Retype, please, the listing from its opening line through the line that contains "t_data = list(range(0, 151))", both included, without the pictures.

━━━ DATASET SECTION

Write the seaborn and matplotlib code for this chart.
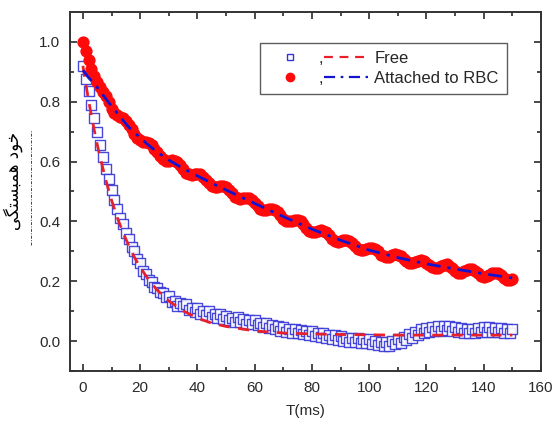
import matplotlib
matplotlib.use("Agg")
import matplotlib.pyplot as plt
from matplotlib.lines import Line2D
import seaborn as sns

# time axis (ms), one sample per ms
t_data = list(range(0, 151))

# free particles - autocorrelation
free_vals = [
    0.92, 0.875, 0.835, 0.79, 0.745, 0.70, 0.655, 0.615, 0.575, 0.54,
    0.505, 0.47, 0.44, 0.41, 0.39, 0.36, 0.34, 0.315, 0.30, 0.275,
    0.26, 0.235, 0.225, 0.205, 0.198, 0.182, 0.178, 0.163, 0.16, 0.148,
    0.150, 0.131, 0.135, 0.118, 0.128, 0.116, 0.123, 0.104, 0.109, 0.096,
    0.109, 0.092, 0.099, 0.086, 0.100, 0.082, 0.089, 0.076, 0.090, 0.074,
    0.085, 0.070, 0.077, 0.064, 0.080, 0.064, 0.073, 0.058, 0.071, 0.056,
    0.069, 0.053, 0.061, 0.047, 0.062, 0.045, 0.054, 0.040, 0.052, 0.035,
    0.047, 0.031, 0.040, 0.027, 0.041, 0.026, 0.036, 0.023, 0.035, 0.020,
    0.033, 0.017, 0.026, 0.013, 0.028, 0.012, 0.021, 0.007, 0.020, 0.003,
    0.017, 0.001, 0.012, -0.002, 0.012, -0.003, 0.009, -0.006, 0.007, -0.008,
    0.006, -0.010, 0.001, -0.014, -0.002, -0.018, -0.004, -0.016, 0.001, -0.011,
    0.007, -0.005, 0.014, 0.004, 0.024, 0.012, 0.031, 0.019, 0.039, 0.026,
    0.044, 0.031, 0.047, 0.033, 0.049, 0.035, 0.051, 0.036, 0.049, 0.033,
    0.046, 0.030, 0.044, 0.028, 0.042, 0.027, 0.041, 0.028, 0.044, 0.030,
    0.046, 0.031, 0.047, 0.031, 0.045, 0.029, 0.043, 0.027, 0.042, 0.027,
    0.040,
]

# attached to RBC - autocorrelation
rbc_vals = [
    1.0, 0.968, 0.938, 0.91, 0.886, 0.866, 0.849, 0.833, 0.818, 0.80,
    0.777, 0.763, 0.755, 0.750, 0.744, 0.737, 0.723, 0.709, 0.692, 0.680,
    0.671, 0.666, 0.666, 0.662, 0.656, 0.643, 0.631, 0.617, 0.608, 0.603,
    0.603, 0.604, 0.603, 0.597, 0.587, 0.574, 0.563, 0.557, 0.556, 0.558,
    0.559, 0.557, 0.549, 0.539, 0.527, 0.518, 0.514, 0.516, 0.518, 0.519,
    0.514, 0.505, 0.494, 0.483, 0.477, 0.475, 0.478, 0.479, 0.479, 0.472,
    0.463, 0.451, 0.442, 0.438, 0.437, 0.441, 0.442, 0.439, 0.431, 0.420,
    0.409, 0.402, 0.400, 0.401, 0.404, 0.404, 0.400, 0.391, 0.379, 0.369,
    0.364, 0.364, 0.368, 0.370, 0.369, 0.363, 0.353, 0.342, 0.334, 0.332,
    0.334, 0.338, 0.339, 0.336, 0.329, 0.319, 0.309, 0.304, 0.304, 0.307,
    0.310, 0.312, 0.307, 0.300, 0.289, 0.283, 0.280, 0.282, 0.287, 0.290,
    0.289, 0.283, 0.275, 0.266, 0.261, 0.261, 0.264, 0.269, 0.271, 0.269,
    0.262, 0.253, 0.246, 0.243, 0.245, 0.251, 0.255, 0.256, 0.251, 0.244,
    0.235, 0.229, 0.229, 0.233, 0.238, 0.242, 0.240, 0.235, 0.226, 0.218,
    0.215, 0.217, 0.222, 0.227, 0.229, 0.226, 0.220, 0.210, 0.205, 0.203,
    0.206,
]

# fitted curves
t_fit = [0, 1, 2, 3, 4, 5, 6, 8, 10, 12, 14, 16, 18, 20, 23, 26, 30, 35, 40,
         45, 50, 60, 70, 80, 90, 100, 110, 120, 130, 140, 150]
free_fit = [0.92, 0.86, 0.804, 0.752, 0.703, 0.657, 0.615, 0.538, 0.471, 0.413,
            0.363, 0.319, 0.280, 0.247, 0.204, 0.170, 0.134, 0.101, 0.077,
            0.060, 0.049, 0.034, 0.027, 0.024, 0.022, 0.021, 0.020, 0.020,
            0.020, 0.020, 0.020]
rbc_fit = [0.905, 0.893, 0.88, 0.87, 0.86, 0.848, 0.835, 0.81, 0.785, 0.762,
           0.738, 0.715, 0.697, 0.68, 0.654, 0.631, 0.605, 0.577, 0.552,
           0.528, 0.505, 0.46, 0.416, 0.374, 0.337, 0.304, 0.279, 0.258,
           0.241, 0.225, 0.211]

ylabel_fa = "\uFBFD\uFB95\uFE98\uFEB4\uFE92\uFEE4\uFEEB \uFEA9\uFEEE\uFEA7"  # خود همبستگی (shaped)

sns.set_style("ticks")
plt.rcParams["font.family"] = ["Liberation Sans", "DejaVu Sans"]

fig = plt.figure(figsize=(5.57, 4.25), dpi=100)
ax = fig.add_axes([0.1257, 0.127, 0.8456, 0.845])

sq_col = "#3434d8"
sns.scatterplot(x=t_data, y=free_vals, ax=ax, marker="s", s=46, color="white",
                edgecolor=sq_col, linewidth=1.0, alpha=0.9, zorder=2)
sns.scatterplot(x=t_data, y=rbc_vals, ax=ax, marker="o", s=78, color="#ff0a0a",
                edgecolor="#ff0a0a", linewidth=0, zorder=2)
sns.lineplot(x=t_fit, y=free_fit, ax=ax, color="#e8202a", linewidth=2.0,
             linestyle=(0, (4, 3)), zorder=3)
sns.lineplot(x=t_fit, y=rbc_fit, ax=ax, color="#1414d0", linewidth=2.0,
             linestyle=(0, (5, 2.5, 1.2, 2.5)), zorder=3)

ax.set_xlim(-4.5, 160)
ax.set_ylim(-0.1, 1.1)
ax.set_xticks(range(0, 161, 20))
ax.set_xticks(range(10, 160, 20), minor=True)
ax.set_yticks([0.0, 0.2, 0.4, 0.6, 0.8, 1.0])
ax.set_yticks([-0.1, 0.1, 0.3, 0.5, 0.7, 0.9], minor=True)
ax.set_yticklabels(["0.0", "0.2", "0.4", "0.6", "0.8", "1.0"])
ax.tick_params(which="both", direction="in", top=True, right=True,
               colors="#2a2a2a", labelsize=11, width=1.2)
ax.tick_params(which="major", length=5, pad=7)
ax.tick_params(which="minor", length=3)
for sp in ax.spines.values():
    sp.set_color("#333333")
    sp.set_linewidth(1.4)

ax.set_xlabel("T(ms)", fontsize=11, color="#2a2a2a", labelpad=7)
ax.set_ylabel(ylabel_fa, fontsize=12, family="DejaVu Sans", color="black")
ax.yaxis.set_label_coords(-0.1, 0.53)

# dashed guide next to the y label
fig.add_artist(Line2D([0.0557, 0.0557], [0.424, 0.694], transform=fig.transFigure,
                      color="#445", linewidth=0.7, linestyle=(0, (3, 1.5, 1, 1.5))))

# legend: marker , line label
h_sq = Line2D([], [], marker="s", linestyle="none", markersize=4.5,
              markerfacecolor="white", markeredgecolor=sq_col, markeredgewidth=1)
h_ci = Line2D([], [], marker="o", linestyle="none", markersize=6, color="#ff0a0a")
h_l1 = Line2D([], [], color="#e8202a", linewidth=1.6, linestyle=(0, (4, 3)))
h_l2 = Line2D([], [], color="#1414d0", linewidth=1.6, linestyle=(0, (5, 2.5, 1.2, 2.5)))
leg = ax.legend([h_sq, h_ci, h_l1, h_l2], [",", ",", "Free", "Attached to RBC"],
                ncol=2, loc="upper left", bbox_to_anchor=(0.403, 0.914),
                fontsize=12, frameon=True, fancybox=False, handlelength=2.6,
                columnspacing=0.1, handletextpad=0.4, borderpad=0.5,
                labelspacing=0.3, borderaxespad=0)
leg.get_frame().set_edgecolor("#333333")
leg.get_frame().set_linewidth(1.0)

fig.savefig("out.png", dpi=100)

━━━━━━

**FULL RESPONSE:**
Write the seaborn and matplotlib code for this chart.
import matplotlib
matplotlib.use("Agg")
import matplotlib.pyplot as plt
from matplotlib.lines import Line2D
import seaborn as sns

# time axis (ms), one sample per ms
t_data = list(range(0, 151))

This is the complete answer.